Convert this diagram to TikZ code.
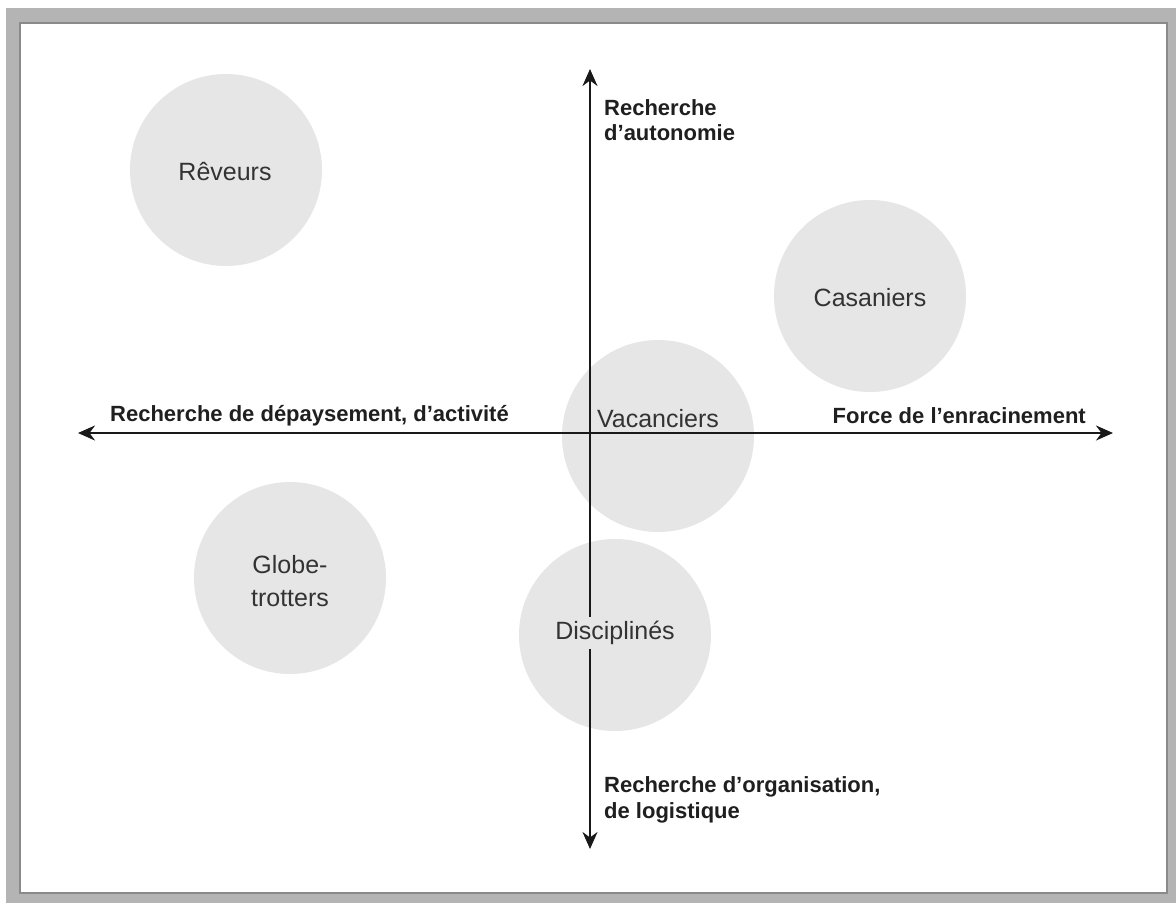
\documentclass[tikz,border=0pt]{standalone}
\usepackage{fontspec}
\setmainfont{Liberation Sans}
\usetikzlibrary{arrows.meta}
\definecolor{framegray}{HTML}{B4B4B4}
\definecolor{edgegray}{HTML}{8A8A8A}
\definecolor{blobgray}{HTML}{E6E6E6}
\definecolor{inkgray}{HTML}{333333}
\begin{document}
\begin{tikzpicture}[x=1pt,y=-1pt,
  blob/.style={circle, fill=blobgray, minimum size=192pt, inner sep=0pt},
  blobtext/.style={font=\fontsize{25}{33}\selectfont, text=inkgray, align=center, inner sep=0pt},
  axislabel/.style={font=\bfseries\fontsize{22}{25.5}\selectfont, text=black!88, align=left, inner sep=0pt},
  axis/.style={line width=2pt, draw=black!90, {Stealth[length=17pt,width=15pt]}-{Stealth[length=17pt,width=15pt]}}]
\useasboundingbox (0,0) rectangle (1176,903);
% frame
\fill[white] (0,0) rectangle (1176,903);
\fill[framegray] (6,8) rectangle (1176,903);
\filldraw[fill=white, draw=edgegray, line width=2pt] (20,23) rectangle (1167,893);

% segment circles
\node[blob] (reveurs) at (226,170) {};
\node[blob] (casaniers) at (870,296) {};
\node[blob] (vacanciers) at (658,436) {};
\node[blob] (globe) at (290,578) {};
\node[blob] (disciplines) at (615,635) {};

% axes
\coordinate (west) at (78,433);
\coordinate (east) at (1113,433);
\coordinate (north) at (590,69);
\coordinate (south) at (590,849);
\draw[axis] (west) -- (east);
\draw[axis] (north) -- (south);

% circle labels
\node[blobtext] (treveurs) at (225,172) {Rêveurs};
\node[blobtext] (tcasaniers) at (870,298) {Casaniers};
\node[blobtext] (tvacanciers) at (658,419) {Vacanciers};
\node[blobtext] (tglobe) at (290,581) {Globe-\\trotters};
\node[blobtext, fill=blobgray, inner ysep=4pt, inner xsep=1pt] (tdisciplines) at (615,633) {Disciplinés};

% axis labels
\node[axislabel, anchor=west] (lnorth) at (604,120) {Recherche\\d’autonomie};
\node[axislabel, anchor=west] (lwest) at (110,416) {Recherche de dépaysement, d’activité};
\node[axislabel, anchor=east] (least) at (1086,416) {Force de l’enracinement};
\node[axislabel, anchor=west] (lsouth) at (604,800) {Recherche d’organisation,\\de logistique};
\end{tikzpicture}
\end{document}
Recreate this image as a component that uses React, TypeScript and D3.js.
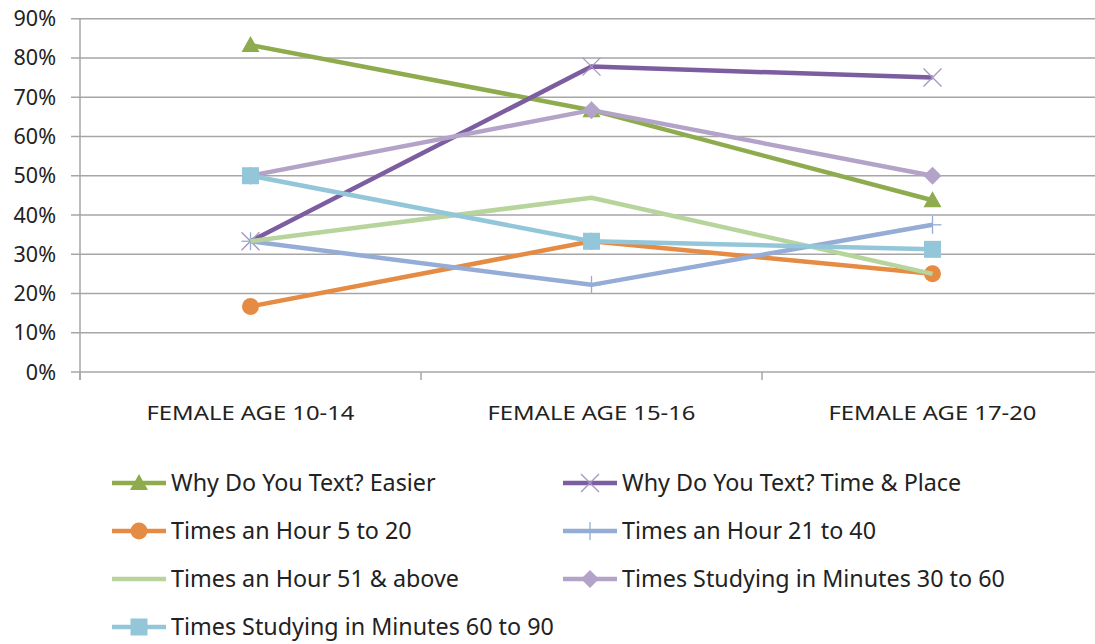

■ ■ ■ ■

Copy the whole listing above word for word but do not carry over the pictures.

Convert this diagram to TikZ code.
\documentclass[tikz,border=0pt]{standalone}
\usepackage{fontspec}
\setmainfont{Liberation Sans}
\usetikzlibrary{arrows.meta}
\definecolor{framegray}{HTML}{B4B4B4}
\definecolor{edgegray}{HTML}{8A8A8A}
\definecolor{blobgray}{HTML}{E6E6E6}
\definecolor{inkgray}{HTML}{333333}
\begin{document}
\begin{tikzpicture}[x=1pt,y=-1pt,
  blob/.style={circle, fill=blobgray, minimum size=192pt, inner sep=0pt},
  blobtext/.style={font=\fontsize{25}{33}\selectfont, text=inkgray, align=center, inner sep=0pt},
  axislabel/.style={font=\bfseries\fontsize{22}{25.5}\selectfont, text=black!88, align=left, inner sep=0pt},
  axis/.style={line width=2pt, draw=black!90, {Stealth[length=17pt,width=15pt]}-{Stealth[length=17pt,width=15pt]}}]
\useasboundingbox (0,0) rectangle (1176,903);
% frame
\fill[white] (0,0) rectangle (1176,903);
\fill[framegray] (6,8) rectangle (1176,903);
\filldraw[fill=white, draw=edgegray, line width=2pt] (20,23) rectangle (1167,893);

% segment circles
\node[blob] (reveurs) at (226,170) {};
\node[blob] (casaniers) at (870,296) {};
\node[blob] (vacanciers) at (658,436) {};
\node[blob] (globe) at (290,578) {};
\node[blob] (disciplines) at (615,635) {};

% axes
\coordinate (west) at (78,433);
\coordinate (east) at (1113,433);
\coordinate (north) at (590,69);
\coordinate (south) at (590,849);
\draw[axis] (west) -- (east);
\draw[axis] (north) -- (south);

% circle labels
\node[blobtext] (treveurs) at (225,172) {Rêveurs};
\node[blobtext] (tcasaniers) at (870,298) {Casaniers};
\node[blobtext] (tvacanciers) at (658,419) {Vacanciers};
\node[blobtext] (tglobe) at (290,581) {Globe-\\trotters};
\node[blobtext, fill=blobgray, inner ysep=4pt, inner xsep=1pt] (tdisciplines) at (615,633) {Disciplinés};

% axis labels
\node[axislabel, anchor=west] (lnorth) at (604,120) {Recherche\\d’autonomie};
\node[axislabel, anchor=west] (lwest) at (110,416) {Recherche de dépaysement, d’activité};
\node[axislabel, anchor=east] (least) at (1086,416) {Force de l’enracinement};
\node[axislabel, anchor=west] (lsouth) at (604,800) {Recherche d’organisation,\\de logistique};
\end{tikzpicture}
\end{document}
Recreate this image as a component that uses React, TypeScript and D3.js.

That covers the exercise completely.